Thanks again for your help, it makes learning a lot easier! So i messed around for a while and still couldn't get it to work on my actual sheet, so I pasted it in my test sheet, and it worked like a charm. I duplicated my actual sheet, pasted the code and adjusted the cell range, the pop up worked fine but the clear sub did not work. Taking the same code and trying it again in my main sheet and I get a VBA 400 error. The only difference between the test/the actual sheet is the actual has multiple tabs ( i made sure to paste it in the objects/sheet page), and I adjust the cell range to the actual range of I24:O24 and check box 1 to "Sales Entered?". Clearly user error, but did you happen to have an idea of what Im doing wrong?


----------



## breynolds0431 (Dec 30, 2022)

I'm fairly certain that the 400 error has to do with the check box names and the code being unable to find that name. If you right-click on the checkbox, what does it say in the name box? Check Box 1? If it does, then I'm stumped. 

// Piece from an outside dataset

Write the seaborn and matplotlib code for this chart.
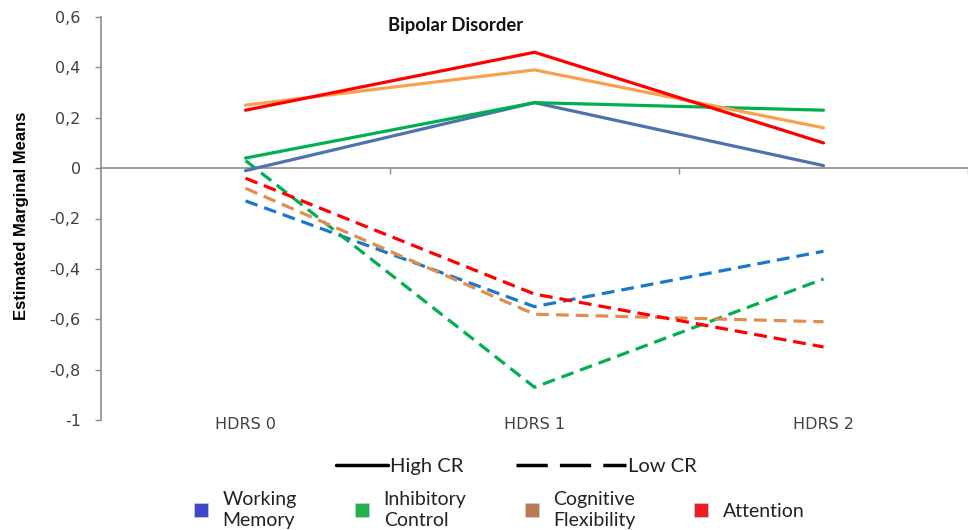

I did play around with a workbook that I can share with you. All checkboxes are assigned to a single macro called `Sub checkboxclick()`. Using `Application.Caller` will identify the name of the checkbox that was clicked (i.e.; called the macro). It will then use that name to set the range for the loop. A similar approach is used for the `Worksheet_Change()` event, but instead of the checkbox names, it relies on the row labels in column B (e.g.; Sales, Online Purchases, etc.) to identify the row the change was made on and which checkbox that would need to be set to False. I added to dropbox and you should be able to download and play around with it to see if it sparks any thoughts with your actual data. DropBox link is checkboxes.xlsm.


----------



## bnichols (Dec 30, 2022)

breynolds0431 said:


> I'm fairly certain that the 400 error has to do with the check box names and the code being unable to find that name. If you right-click on the checkbox, what does it say in the name box? Check Box 1? If it does, then I'm stumped.
> 
> I did play around with a workbook that I can share with you. All checkboxes are assigned to a single macro called `Sub checkboxclick()`. Using `Application.Caller` will identify the name of the checkbox that was clicked (i.e.; called the macro). It will then use that name to set the range for the loop. A similar approach is used for the `Worksheet_Change()` event, but instead of the checkbox names, it relies on the row labels in column B (e.g.; Sales, Online Purchases, etc.) to identify the row the change was made on and which checkbox that would need to be set to False. I added to dropbox and you should be able to download and play around with it to see if it sparks any thoughts with your actual data. DropBox link is checkboxes.xlsm.
> 
> View attachment 81799


Much appreciated, im messing around with it to see if I can get it to work. How would I list ws.Columns(2) if the "sales" were in 2 columns. Meaning originally, I had it formatted as center across selection in H to I (Sales was written in H) and I also tried center across and wasn't able to get ws.Columns(8) or ws.Columns(9) to pick "sales" up. If I shift sales into column 9 I can get it to work but not with the 2.


----------



## breynolds0431 (Dec 30, 2022)

It should have picked up with .Columns(8), but wouldn't in .Columns(9). You could test using .Cells. For example, if your sample is in H24:I24 (either centered across selection or merged), you could test with something like the below to see if the correct string is returned.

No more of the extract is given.